It could mean a lot of things.
1. We don't understand the request.
2. We think it's interesting, but not enough to commit.
3. We might do it.
4. We'll never do it.
5. We think it's silly.
6. It will be in the next build.
That's often enough. At least the posts are being acknowledged if you respond with something like that.
And I know that you try to read everything, but more than a few times it feels like I've requested a feature/change, not heard anything, then someone else posts it and it gets a "that's a good idea" type of response.
I don't mean that there's any malice there, just that with the volume of posting that happens here at times, it's easy to overlook things. Or mark things as "I'll come back to that later" and then forgetting about it, or never finding the time for it.
As I said, I have enough difficulty keeping track of my own topics for features/issues here, while trying to keep up with the forums, so I don't know how you manage it.
Just today I found out that there was a
post back in January asking for help in one of the topics I had responded to, which had gone unnoticed. (I've since contacted the user to see if they still need help)

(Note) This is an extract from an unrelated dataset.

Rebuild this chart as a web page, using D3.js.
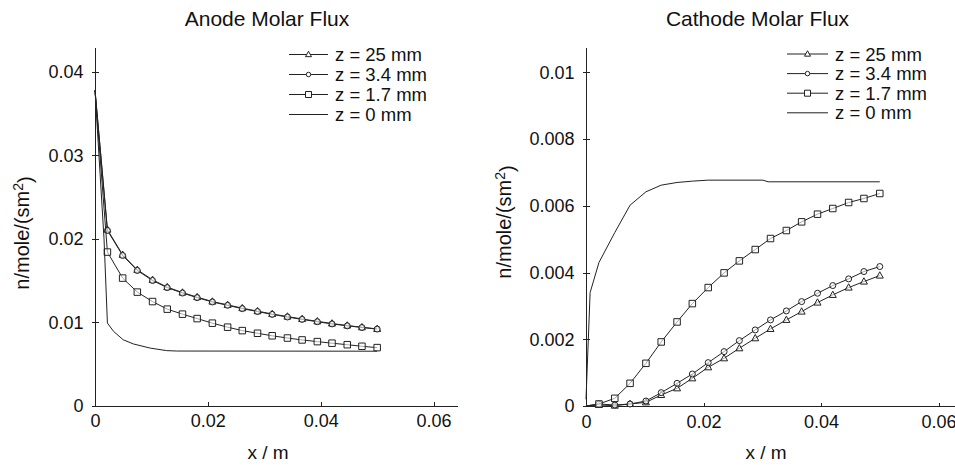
<!DOCTYPE html>
<html>
<head>
<meta charset="utf-8">
<script src="https://cdn.jsdelivr.net/npm/d3@7"></script>
<style>
  html, body { margin: 0; padding: 0; background: #fff; }
  svg { display: block; font-family: "Liberation Sans", Arial, Helvetica, sans-serif; }
  .axis path, .axis line { stroke: #222; stroke-width: 1; shape-rendering: crispEdges; }
  .axis text { font-size: 18px; fill: #111; font-family: "Liberation Sans", Arial, sans-serif; }
</style>
</head>
<body>
<svg id="chart" width="955" height="465"></svg>
<script>
// ---------- data ----------
const seriesNames = ["z = 25 mm", "z = 3.4 mm", "z = 1.7 mm", "z = 0 mm"];
const markerTypes = ["triangle", "circle", "square", "none"];
const xTicks = [0, 0.02, 0.04, 0.06];
const anodeYTicks = [0, 0.01, 0.02, 0.03, 0.04];
const cathodeYTicks = [0, 0.002, 0.004, 0.006, 0.008, 0.01];

// x positions of the marked nodes (m)
const xNodes = [0.0022, 0.0049, 0.0075, 0.0102, 0.0128, 0.0155, 0.0181, 0.0208, 0.0235, 0.0261,
                0.0288, 0.0314, 0.0341, 0.0367, 0.0394, 0.0420, 0.0447, 0.0473, 0.0500];

// Anode molar flux (values at xNodes), plus the inlet value at x = 0
const anodeInlet = 0.0378;
const anode25 = [0.0211, 0.01808, 0.01628, 0.01508, 0.01421, 0.01356, 0.01301, 0.01248, 0.01208, 0.01169,
                 0.01133, 0.01099, 0.01068, 0.01039, 0.01011, 0.00985, 0.00961, 0.0094, 0.0092];
const anode34 = [0.0210, 0.0180, 0.0162, 0.0150, 0.01415, 0.0135, 0.01295, 0.01243, 0.01203, 0.01163,
                 0.01128, 0.01094, 0.01063, 0.01034, 0.01006, 0.0098, 0.00957, 0.00937, 0.00918];
const anode17 = [0.01841, 0.01529, 0.01361, 0.01248, 0.01157, 0.01097, 0.01044, 0.00989, 0.00941, 0.00900,
                 0.00868, 0.00838, 0.00811, 0.00788, 0.00768, 0.00749, 0.00731, 0.00712, 0.00696];
const anode0X = [0, 0.0016, 0.0022, 0.0033, 0.0050, 0.0068, 0.0098, 0.0127, 0.0145, 0.0500];
const anode0Y = [0.0378, 0.0200, 0.0099, 0.0089, 0.0079, 0.0074, 0.0069, 0.0066, 0.00655, 0.00653];

// Cathode molar flux
const cathodeInlet = 0;
const cathode25 = [0.00003, 0.00001, 0.00006, 0.00011, 0.00033, 0.00053, 0.00083, 0.00116, 0.00143, 0.00173,
                   0.00203, 0.00231, 0.00258, 0.00283, 0.0031, 0.00333, 0.00355, 0.00373, 0.00391];
const cathode34 = [0.00006, 0.00003, 0.00006, 0.00015, 0.0004, 0.00068, 0.00096, 0.0013, 0.00163, 0.00196,
                   0.00228, 0.00258, 0.00285, 0.00313, 0.00338, 0.00361, 0.00381, 0.00403, 0.00418];
const cathode17 = [0.00006, 0.00023, 0.00068, 0.00128, 0.00192, 0.00252, 0.00307, 0.00355, 0.00399, 0.00435,
                   0.00469, 0.00502, 0.00526, 0.00552, 0.00575, 0.00592, 0.0061, 0.00622, 0.00637];
const cathode0X = [0, 0.0007, 0.0022, 0.0049, 0.0075, 0.0102, 0.0128, 0.0155, 0.0181, 0.0208, 0.0301, 0.0310, 0.0500];
const cathode0Y = [0.0002, 0.0034, 0.0043, 0.0052, 0.00602, 0.00642, 0.00662, 0.0067, 0.00674, 0.00677, 0.00677, 0.00672, 0.00672];

// ---------- drawing ----------
const svg = d3.select("#chart");
const FONT = '"Liberation Sans", Arial, Helvetica, sans-serif';
const LINE = "#222";

function markerPath(type, size) {
  const s = size;
  if (type === "square") return `M${-s/2},${-s/2}h${s}v${s}h${-s}Z`;
  if (type === "triangle") { const h = s * 0.9; return `M0,${-h*0.6}L${s/2},${h*0.4}L${-s/2},${h*0.4}Z`; }
  if (type === "circle") { const r = s/2; return `M${r},0A${r},${r} 0 1,1 ${-r},0A${r},${r} 0 1,1 ${r},0Z`; }
  return "";
}

function panel(cfg) {
  const g = svg.append("g");
  const x = d3.scaleLinear().domain(cfg.xDomain).range(cfg.xRange);
  const y = d3.scaleLinear().domain(cfg.yDomain).range(cfg.yRange);

  // axes
  const yAxis = d3.axisLeft(y).tickValues(cfg.yTicks).tickSizeInner(3.5).tickSizeOuter(0)
    .tickPadding(8).tickFormat(d => d === 0 ? "0" : String(+d.toFixed(4)));
  const ga = g.append("g").attr("class", "axis").attr("transform", `translate(${cfg.xRange[0]},0)`).call(yAxis);
  ga.selectAll(".tick line").attr("x1", 3.5).attr("x2", -3.5);

  const xAxis = d3.axisBottom(x).tickValues(xTicks).tickSizeInner(-3.5).tickSizeOuter(0)
    .tickPadding(9).tickFormat(d => d === 0 ? "0" : String(+d.toFixed(3)));
  g.append("g").attr("class", "axis").attr("transform", `translate(0,${cfg.yRange[0]})`).call(xAxis);

  // title
  g.append("text").attr("x", cfg.titleX).attr("y", 26).attr("text-anchor", "middle")
    .style("font-size", "21px").style("font-family", FONT).attr("fill", "#111").text(cfg.title);
  // x label
  g.append("text").attr("x", cfg.xLabelX).attr("y", 459).attr("text-anchor", "middle")
    .style("font-size", "19px").style("font-family", FONT).attr("fill", "#111").text("x / m");
  // y label
  const yl = g.append("text").attr("transform", `translate(${cfg.yLabelX},${cfg.yLabelY}) rotate(-90)`)
    .attr("text-anchor", "middle").style("font-size", "20px").style("font-family", FONT).attr("fill", "#111");
  yl.append("tspan").text("n/mole/(sm");
  yl.append("tspan").attr("dy", "-0.45em").style("font-size", "14px").text("2");
  yl.append("tspan").attr("dy", "0.45em").text(")");

  const line = d3.line().x(d => x(d[0])).y(d => y(d[1]));

  // series
  cfg.series.forEach((s, i) => {
    const pts = s.xs.map((xv, k) => [xv, s.ys[k]]);
    g.append("path").datum(pts).attr("d", line).attr("fill", "none")
      .attr("stroke", LINE).attr("stroke-width", 1);
    if (s.marker !== "none") {
      const mpts = s.markerXs.map((xv, k) => [xv, s.markerYs[k]]);
      g.selectAll(null).data(mpts).enter().append("path")
        .attr("d", markerPath(s.marker, s.marker === "square" ? 6.5 : (s.marker === "circle" ? 6 : 7)))
        .attr("transform", d => `translate(${x(d[0])},${y(d[1])})`)
        .attr("fill", "#fff").attr("fill-opacity", 0.6).attr("stroke", LINE).attr("stroke-width", 1);
    }
  });

  // legend
  const lg = g.append("g");
  seriesNames.forEach((name, i) => {
    const yy = cfg.legY + i * cfg.legStep;
    lg.append("line").attr("x1", cfg.legX0).attr("x2", cfg.legX1).attr("y1", yy).attr("y2", yy)
      .attr("stroke", LINE).attr("stroke-width", 1);
    if (markerTypes[i] !== "none") {
      lg.append("path").attr("d", markerPath(markerTypes[i], markerTypes[i] === "square" ? 6 : (markerTypes[i] === "circle" ? 4.5 : 6)))
        .attr("transform", `translate(${(cfg.legX0 + cfg.legX1) / 2},${yy})`)
        .attr("fill", "#fff").attr("stroke", LINE).attr("stroke-width", 1);
    }
    lg.append("text").attr("x", cfg.legX1 + 7).attr("y", yy + 6.5)
      .style("font-size", "18.5px").style("font-family", FONT).attr("fill", "#111").text(name);
  });
}

panel({
  title: "Anode Molar Flux", titleX: 267, xLabelX: 268, yLabelX: 29, yLabelY: 233,
  xDomain: [0, 0.0642], xRange: [95, 457.3],
  yDomain: [0, 0.0429], yRange: [405.7, 47.7], yTicks: anodeYTicks,
  legX0: 289, legX1: 328, legY: 54.5, legStep: 20,
  series: [
    { xs: [0].concat(xNodes), ys: [anodeInlet].concat(anode25), markerXs: xNodes, markerYs: anode25, marker: "triangle" },
    { xs: [0].concat(xNodes), ys: [anodeInlet].concat(anode34), markerXs: xNodes, markerYs: anode34, marker: "circle" },
    { xs: [0].concat(xNodes), ys: [anodeInlet].concat(anode17), markerXs: xNodes, markerYs: anode17, marker: "square" },
    { xs: anode0X, ys: anode0Y, marker: "none" }
  ]
});

panel({
  title: "Cathode Molar Flux", titleX: 757.5, xLabelX: 766, yLabelX: 511, yLabelY: 222,
  xDomain: [0, 0.0628], xRange: [586, 955],
  yDomain: [0, 0.01074], yRange: [406, 47.7], yTicks: cathodeYTicks,
  legX0: 787, legX1: 828, legY: 54, legStep: 19.6,
  series: [
    { xs: [0].concat(xNodes), ys: [cathodeInlet].concat(cathode25), markerXs: xNodes, markerYs: cathode25, marker: "triangle" },
    { xs: [0].concat(xNodes), ys: [cathodeInlet].concat(cathode34), markerXs: xNodes, markerYs: cathode34, marker: "circle" },
    { xs: [0].concat(xNodes), ys: [cathodeInlet].concat(cathode17), markerXs: xNodes, markerYs: cathode17, marker: "square" },
    { xs: cathode0X, ys: cathode0Y, marker: "none" }
  ]
});
</script>
</body>
</html>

I have managed to not only create two topics on the same issue before, but forgotten that I had already determined what the cause of the issue was (
the way that Zone Switch rules are evaluated) and wasted time investigating it again, forgetting that I already had my answer for why it doesn't work.
We look for multiple reports of the same problem, and these tend to show up very quickly. One-off reports may be bugs, but they often turn out to be new entries for the Weird and Wonderful thread.
The problem is that it can be easy to ignore genuine problems if you only look at the number of responses they get to determine whether something is an issue or not.
There are issues which I have reported that have largely gone ignored because it was deemed to "not be a problem" though every month or so there is a post or two from someone else reporting the same thing. They're not show-stopping problems, but issues that just don't seem to have that critical mass behind them to be noticed or actually get something done.
In recent memory, those CUE file changes took a long time to get a response that was anything other than "deal with it" - which I'm sure was not your intent, because I understand that when you have to deal with this volume of issues it is very easy to be curt in your response - but even as more and more people reported issues, it seemed to be getting ignored because your personal libraries were not affected.
After roughly 18 months of reporting problems, the high DPI rendering issues are only getting looked at now that Matt has decided to buy a 4K monitor.
I can understand how this happens, but when every single person buying a device with a high DPI screen had these issues and it was getting ignored... that's a big problem.
It took several months (6 if I recall correctly) of me reporting a bug where SACD playback would always skip part of the audio during playback before it got any attention, despite that being 100% reproducible and seemingly a quick fix once someone actually took a look at it. I don't know how no-one else noticed it (or at least why it went unreported - which is not the same thing) but if I'm spending the time to set up test cases on a problem and document them, it's probably a real issue.
There are still severe performance degradations in certain areas of the program due to changes made several versions ago. You may not be directly receiving reports about them because users are under the impression that "that's just how it is" or their use-case means that it's not a problem for them (e.g. a PC dedicated solely for music playback) or they are unaware of why it happens - because they have not spent a lot of time investigating it. I still have to use MC18 if I want to do multi-room SACD playback. (v18 can handle 18+ channels, v19/20 choke with 6)
And when it's all down to one person, you can run into what amounts to "well I would
never think to use the program that way, so why would anyone else?" (i.e. we think it's silly).
Well what I say to that is that there have been features implemented that I have basically thought "why would anyone want that?" and then several months later I find myself using it. (at the same time, it's often true that I still can't understand why X was added to the program or still exists)
It was certainly not my intent for a post like this to end up here when responding to that original post, and it probably comes off as being a lot more negative than I intend it to.
But the time I have to spend on the forums here these days is increasingly limited, so it is what it is.